Humans have become the smartest on planet Earth because of a molecular event associated with single protein, researchers have suggested through a new study.
University of Toronto researchers have managed to decode what could have led to development of our super-complex brains and according to them it all boils down to a small change in a protein called PTBP1 that led to a spur in creation of neurons making human brain the most complex among vertebrates.
Published in Journal science, the study attributes the change to a process called alternative splicing (AS), whereby gene products are assembled into proteins, which are the building blocks of life. During AS, gene fragments – called exons – are shuffled to make different protein shapes.
According to researchers, through the process of AS cells make more than one protein from a single gene, so that the total number of different proteins in a cell greatly surpasses the number of available genes. A cell’s ability to regulate protein diversity at any given time reflects its ability to take on different roles in the body.
Benjamin Blencowe, a professor in the University of Toronto’s Donnelly Centre and Banbury Chair in Medical Research, had previously shown that AS prevalence increases with vertebrate complexity. So although the genes that make bodies of vertebrates might be similar, the proteins they give rise to are far more diverse in animals such as mammals, than in birds and frogs. And, the place where AS is more widespread is the brain.
This is what researchers wanted to study. According to Serge Gueroussov, a graduate student in Blencowe’s lab who is the lead author of the study, they wanted to see if AS was responsible for morphological differences in the brains of different vertebrate species.

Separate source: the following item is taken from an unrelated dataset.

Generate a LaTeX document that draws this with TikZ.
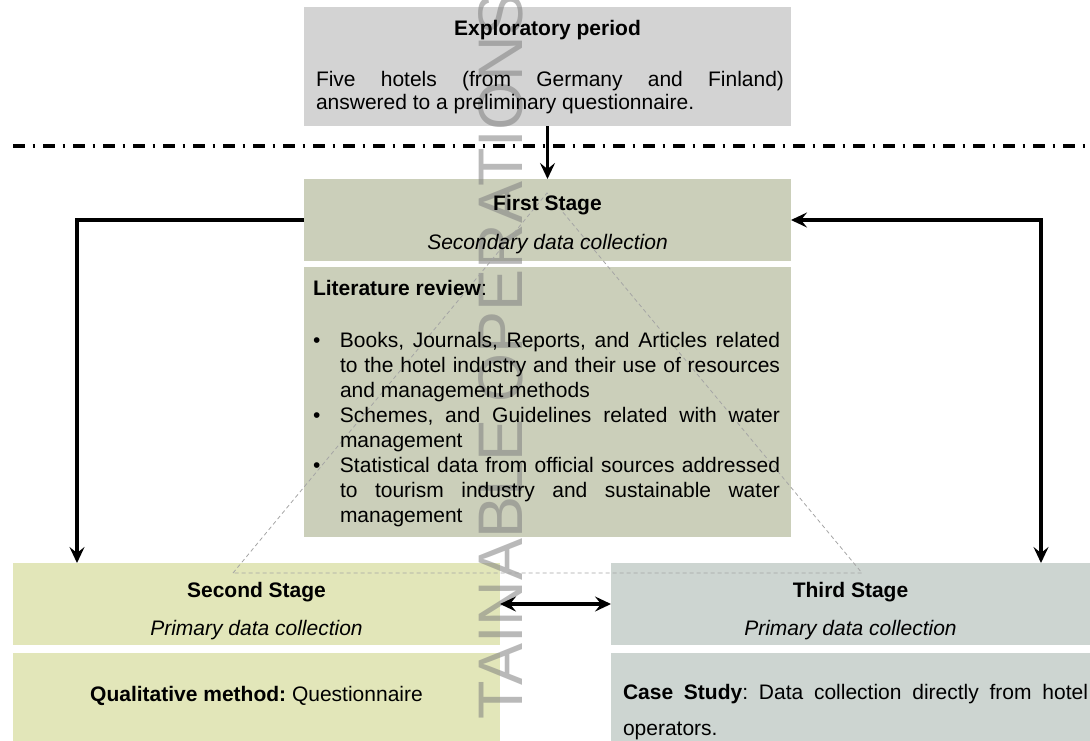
\documentclass[tikz,border=0pt]{standalone}
\usepackage{fontspec}
\setmainfont{Liberation Sans}
\usetikzlibrary{arrows.meta}
\frenchspacing

\definecolor{explfill}{RGB}{211,211,211}
\definecolor{firstfill}{RGB}{203,207,186}
\definecolor{secondfill}{RGB}{226,230,185}
\definecolor{thirdfill}{RGB}{205,213,209}
\definecolor{guidegray}{RGB}{165,165,165}

\pgfdeclarelayer{boxes}
\pgfdeclarelayer{mark}
\pgfsetlayers{boxes,mark,main}

\newcommand{\bodysize}{\fontsize{21}{25}\selectfont}
\newcommand{\jline}[1]{\makebox[\linewidth][s]{#1}}
\newcommand{\bulletitem}{\leavevmode\llap{\makebox[27pt][l]{\textbullet}}}

\tikzset{
  panel/.style={inner sep=0pt, outer sep=0pt, anchor=north west, draw=none},
  txt/.style={inner sep=0pt, outer sep=0pt, font=\bodysize},
  headline/.style={txt, anchor=base, font=\bodysize\bfseries},
  subline/.style={txt, anchor=base, font=\bodysize\itshape},
  para/.style={txt, anchor=base west},
  tip/.tip={Stealth[length=16pt,width=15pt,inset=6pt]},
  arr/.style={line width=3.2pt, -tip},
  twoway/.style={line width=3.2pt, tip-tip},
  guide/.style={draw=guidegray, line width=0.8pt, dash pattern=on 4pt off 3pt},
  separator/.style={line width=3.2pt, dash pattern=on 11.5pt off 8pt on 2.5pt off 8pt},
  wmark/.style={inner sep=0pt, rotate=90, anchor=base west,
    text=black!50, text opacity=0.55, font=\fontsize{63}{63}\selectfont}
}

\begin{document}
\begin{tikzpicture}[x=1pt,y=-1pt]
\useasboundingbox (0,0) rectangle (1090,740);

% coloured panels
\begin{pgfonlayer}{boxes}
  \node[panel, fill=explfill,   minimum width=487pt, minimum height=119pt] (expl)    at (304,7)   {};
  \node[panel, fill=firstfill,  minimum width=487pt, minimum height=82pt]  (first)   at (304,179) {};
  \node[panel, fill=firstfill,  minimum width=487pt, minimum height=270pt] (lit)     at (304,267) {};
  \node[panel, fill=secondfill, minimum width=487pt, minimum height=82pt]  (second)  at (13,563)  {};
  \node[panel, fill=secondfill, minimum width=487pt, minimum height=100pt] (secondb) at (13,653)  {};
  \node[panel, fill=thirdfill,  minimum width=490pt, minimum height=82pt]  (third)   at (611,563) {};
  \node[panel, fill=thirdfill,  minimum width=490pt, minimum height=100pt] (thirdb)  at (611,653) {};
\end{pgfonlayer}

% watermark
\begin{pgfonlayer}{mark}
  \node[wmark] (wm) at (522,720) {TAINABLE OPERATIONS};
\end{pgfonlayer}

% separator between the exploratory period and the stages
\draw[separator] (13,146) -- (1095,146);

% dashed triangle linking the three stages
\coordinate (apex) at (547,193);
\coordinate (baseL) at (233,573);
\coordinate (baseR) at (862,573);
\draw[guide] (baseL) -- (apex) -- (baseR) -- cycle;

% exploratory period
\node[headline] (explT) at (547.5,35) {Exploratory period};
\node[para] (explB) at (316,86) {\parbox[t]{468pt}{\bodysize\baselineskip=23pt
  \jline{Five hotels (from Germany and Finland)}\\
  answered to a preliminary questionnaire.}};

% first stage
\node[headline] (firstT) at (547.5,210) {First Stage};
\node[subline]  (firstS) at (547.5,249) {Secondary data collection};

\node[para] (litT) at (313,295) {\textbf{Literature review}:};
\node[para] (litB) at (340,347.5) {\parbox[t]{440pt}{\bodysize\baselineskip=25pt
  \bulletitem\jline{Books, Journals, Reports, and Articles related}\\
  \jline{to the hotel industry and their use of resources}\\
  and management methods\\
  \bulletitem\jline{Schemes, and Guidelines related with water}\\
  management\\
  \bulletitem\jline{Statistical data from official sources addressed}\\
  \jline{to tourism industry and sustainable water}\\
  management}};

% second stage
\node[headline] (secondT) at (256.5,597) {Second Stage};
\node[subline]  (secondS) at (256.5,635) {Primary data collection};
\node[txt, anchor=base] (secondM) at (256.5,701) {\textbf{Qualitative method:} Questionnaire};

% third stage
\node[headline] (thirdT) at (850.5,597) {Third Stage};
\node[subline]  (thirdS) at (850.5,635) {Primary data collection};
\node[para] (thirdM) at (623,699) {\parbox[t]{465pt}{\bodysize\baselineskip=36pt
  \jline{\textbf{Case Study}: Data collection directly from hotel}\\
  operators.}};

% connectors
\draw[arr] (expl.south) -- (first.north);
\draw[arr] (first.west) -| ([xshift=64pt]second.north west);
\draw[twoway] (first.east) -| ([xshift=430pt]third.north west);
\draw[twoway] (second.east) -- (third.west);
\end{tikzpicture}
\end{document}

Gueroussov was one of the researchers who had previously helped identify PTBP1 as a protein capable of taking on another form in mammals, in addition to the one common to all vertebrates. The second form of mammalian PTBP1 is shorter because a small fragment is omitted during AS and does not make it into the final protein shape.
PTBP1 is both a target and major regulator of AS. PTBP1’s job in a cell is to stop it from becoming a neuron by holding off AS of hundreds of other gene products. However, the shorter version of PTBP1 was found to be responsible for a cascade of AS events, that eventually led the cell to become a neuron.
In their study, researchers engineered chicken cells to make the shorter, mammalian-like, PTBP1, and this triggered AS events that are found in mammals.
“One interesting implication of our work is that this particular switch between the two versions of PTBP1 could have affected the timing of when neurons are made in the embryo in a way that creates differences in morphological complexity and brain size,” says Blencowe, who is also a professor in the Department of Molecular Genetics.